As things cool off in the Middle East you could see gold resumes its grind higher, but I think it’s probably going to be more of a grind and not a jolt, than anything else.
Gold
The gold market has rallied a bit during the trading session on Tuesday as we continue to dance around the 50-day EMA, but more importantly continue to trade back and forth around the 4.30% level in the US 10-year yield. If that yield continues to drop like it has over the last week or so, we could see continued movement in the gold market to the upside.

This has been a very difficult couple of weeks for traders who are not very experienced, mainly because they are told that gold is a safety asset, and they think of it in those terms. While that is not necessarily untrue, the reality is rising rates are much more attractive to institutions than a non-yielding asset such as gold.
Gold Resuming its Grind Higher
As things cool off in the Middle East you could see gold resume its grind higher, but I think it’s probably going to be more of a grind than anything else.

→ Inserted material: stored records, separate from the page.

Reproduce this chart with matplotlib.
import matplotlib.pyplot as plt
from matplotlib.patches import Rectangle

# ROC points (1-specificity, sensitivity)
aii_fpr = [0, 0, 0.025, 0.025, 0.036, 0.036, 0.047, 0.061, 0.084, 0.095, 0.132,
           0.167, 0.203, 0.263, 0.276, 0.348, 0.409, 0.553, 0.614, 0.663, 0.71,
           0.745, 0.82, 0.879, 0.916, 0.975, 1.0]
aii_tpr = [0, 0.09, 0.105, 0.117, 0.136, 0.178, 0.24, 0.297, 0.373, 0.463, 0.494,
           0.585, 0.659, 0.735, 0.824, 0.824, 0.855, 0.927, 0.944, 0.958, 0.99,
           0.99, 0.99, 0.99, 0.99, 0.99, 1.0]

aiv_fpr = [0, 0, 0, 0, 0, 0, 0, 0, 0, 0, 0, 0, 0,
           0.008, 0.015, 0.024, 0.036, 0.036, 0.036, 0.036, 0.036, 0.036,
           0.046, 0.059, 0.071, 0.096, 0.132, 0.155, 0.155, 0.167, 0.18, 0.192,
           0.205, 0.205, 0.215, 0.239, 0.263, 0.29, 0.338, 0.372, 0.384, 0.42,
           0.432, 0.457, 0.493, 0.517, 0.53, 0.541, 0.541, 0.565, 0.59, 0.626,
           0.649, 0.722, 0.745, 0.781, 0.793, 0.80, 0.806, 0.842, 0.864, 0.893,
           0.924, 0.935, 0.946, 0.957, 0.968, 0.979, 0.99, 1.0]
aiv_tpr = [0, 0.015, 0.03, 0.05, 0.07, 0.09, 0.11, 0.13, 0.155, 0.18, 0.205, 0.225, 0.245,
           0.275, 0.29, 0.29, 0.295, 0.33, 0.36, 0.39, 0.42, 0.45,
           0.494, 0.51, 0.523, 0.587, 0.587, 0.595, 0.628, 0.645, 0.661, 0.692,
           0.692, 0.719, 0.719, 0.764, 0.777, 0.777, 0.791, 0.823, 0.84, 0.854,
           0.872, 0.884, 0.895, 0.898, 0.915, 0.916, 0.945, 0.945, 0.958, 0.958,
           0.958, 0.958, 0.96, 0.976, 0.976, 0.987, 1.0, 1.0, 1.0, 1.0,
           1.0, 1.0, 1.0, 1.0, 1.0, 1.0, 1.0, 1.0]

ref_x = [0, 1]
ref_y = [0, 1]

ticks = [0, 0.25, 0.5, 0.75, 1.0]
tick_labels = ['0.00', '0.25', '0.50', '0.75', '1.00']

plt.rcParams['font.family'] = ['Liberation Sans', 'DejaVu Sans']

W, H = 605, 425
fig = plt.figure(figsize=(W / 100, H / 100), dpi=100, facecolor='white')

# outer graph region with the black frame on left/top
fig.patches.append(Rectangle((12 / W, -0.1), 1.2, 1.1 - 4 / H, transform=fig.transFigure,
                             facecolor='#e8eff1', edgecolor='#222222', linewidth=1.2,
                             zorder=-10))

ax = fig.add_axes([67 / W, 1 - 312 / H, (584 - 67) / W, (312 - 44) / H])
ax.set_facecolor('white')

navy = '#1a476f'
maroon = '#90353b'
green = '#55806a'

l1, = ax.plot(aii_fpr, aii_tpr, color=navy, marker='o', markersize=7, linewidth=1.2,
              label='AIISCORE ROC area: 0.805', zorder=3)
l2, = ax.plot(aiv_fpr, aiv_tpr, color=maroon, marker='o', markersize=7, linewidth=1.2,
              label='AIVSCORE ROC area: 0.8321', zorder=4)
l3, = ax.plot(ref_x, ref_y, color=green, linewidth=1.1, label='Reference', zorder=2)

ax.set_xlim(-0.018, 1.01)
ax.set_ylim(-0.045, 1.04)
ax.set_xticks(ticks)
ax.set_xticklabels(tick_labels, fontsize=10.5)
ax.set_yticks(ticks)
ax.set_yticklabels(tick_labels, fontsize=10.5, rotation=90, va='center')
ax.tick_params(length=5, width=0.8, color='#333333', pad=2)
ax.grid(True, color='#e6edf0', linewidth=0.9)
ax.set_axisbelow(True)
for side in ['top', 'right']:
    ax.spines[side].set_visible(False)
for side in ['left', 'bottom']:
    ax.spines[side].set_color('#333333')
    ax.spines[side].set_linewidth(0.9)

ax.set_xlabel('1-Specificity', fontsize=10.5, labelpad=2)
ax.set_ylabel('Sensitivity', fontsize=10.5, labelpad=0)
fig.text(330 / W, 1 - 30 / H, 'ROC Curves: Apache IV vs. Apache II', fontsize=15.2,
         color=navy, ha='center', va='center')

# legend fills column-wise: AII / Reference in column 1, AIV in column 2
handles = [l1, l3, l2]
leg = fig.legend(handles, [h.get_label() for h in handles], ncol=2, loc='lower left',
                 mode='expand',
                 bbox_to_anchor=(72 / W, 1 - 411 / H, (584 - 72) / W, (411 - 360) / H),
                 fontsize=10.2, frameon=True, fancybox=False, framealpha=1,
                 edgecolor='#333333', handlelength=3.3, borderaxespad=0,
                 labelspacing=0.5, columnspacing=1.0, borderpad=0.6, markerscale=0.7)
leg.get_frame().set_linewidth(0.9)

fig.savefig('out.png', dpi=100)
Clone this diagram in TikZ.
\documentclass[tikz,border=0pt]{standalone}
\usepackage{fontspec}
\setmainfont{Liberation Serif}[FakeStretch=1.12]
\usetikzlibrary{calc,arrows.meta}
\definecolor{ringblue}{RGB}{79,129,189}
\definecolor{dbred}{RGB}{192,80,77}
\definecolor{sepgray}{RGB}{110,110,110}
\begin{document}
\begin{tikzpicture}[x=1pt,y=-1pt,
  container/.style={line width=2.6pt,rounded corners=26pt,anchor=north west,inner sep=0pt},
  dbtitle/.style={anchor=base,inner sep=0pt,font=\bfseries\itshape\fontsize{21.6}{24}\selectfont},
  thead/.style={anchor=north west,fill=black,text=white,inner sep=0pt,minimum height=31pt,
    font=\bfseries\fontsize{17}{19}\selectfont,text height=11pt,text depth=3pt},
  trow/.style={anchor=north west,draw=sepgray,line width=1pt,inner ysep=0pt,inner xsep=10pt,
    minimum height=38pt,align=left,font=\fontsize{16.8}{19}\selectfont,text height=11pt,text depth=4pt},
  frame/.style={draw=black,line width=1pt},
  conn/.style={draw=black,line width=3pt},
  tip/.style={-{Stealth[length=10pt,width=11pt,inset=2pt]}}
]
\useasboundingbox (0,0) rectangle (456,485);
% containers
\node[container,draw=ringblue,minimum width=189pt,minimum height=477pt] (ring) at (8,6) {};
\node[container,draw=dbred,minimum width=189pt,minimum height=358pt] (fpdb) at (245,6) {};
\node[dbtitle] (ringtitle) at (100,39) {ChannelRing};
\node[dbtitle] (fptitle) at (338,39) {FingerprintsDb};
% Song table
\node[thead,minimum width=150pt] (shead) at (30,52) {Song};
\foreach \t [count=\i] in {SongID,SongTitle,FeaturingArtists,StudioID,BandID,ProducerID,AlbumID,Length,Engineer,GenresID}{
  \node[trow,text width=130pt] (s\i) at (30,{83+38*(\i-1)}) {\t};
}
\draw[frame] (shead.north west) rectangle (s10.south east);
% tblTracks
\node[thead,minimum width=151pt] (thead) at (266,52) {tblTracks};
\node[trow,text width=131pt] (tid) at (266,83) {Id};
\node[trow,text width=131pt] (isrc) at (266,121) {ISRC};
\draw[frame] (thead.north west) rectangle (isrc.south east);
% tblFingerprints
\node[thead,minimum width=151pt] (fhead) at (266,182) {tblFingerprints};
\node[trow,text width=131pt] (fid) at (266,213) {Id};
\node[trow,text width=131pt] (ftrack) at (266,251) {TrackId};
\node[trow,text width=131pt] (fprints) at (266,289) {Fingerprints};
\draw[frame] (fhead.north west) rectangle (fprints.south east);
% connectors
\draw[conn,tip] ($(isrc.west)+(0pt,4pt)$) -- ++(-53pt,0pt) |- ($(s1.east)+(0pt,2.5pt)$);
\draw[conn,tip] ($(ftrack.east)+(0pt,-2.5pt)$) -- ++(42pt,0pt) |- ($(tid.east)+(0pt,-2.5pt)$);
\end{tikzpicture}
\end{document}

The $4,600 level looks to be supported and I think as long as we can stay above there you have to feel somewhat bullish about this market, but I also recognize that gold is probably going to be more of a slow typical rally like we used to have instead of the parabolic moves that we had seen just a few months ago.
If we do break down below the $4,600 level, we more likely than not test the 200-day EMA and I’d venture to guess that we probably would see accompanying interest rates in the United States and other places rising. That could be poor for gold, but the reason obviously at this point is probably more likely than not going to come in the form of headlines coming out of the Middle East.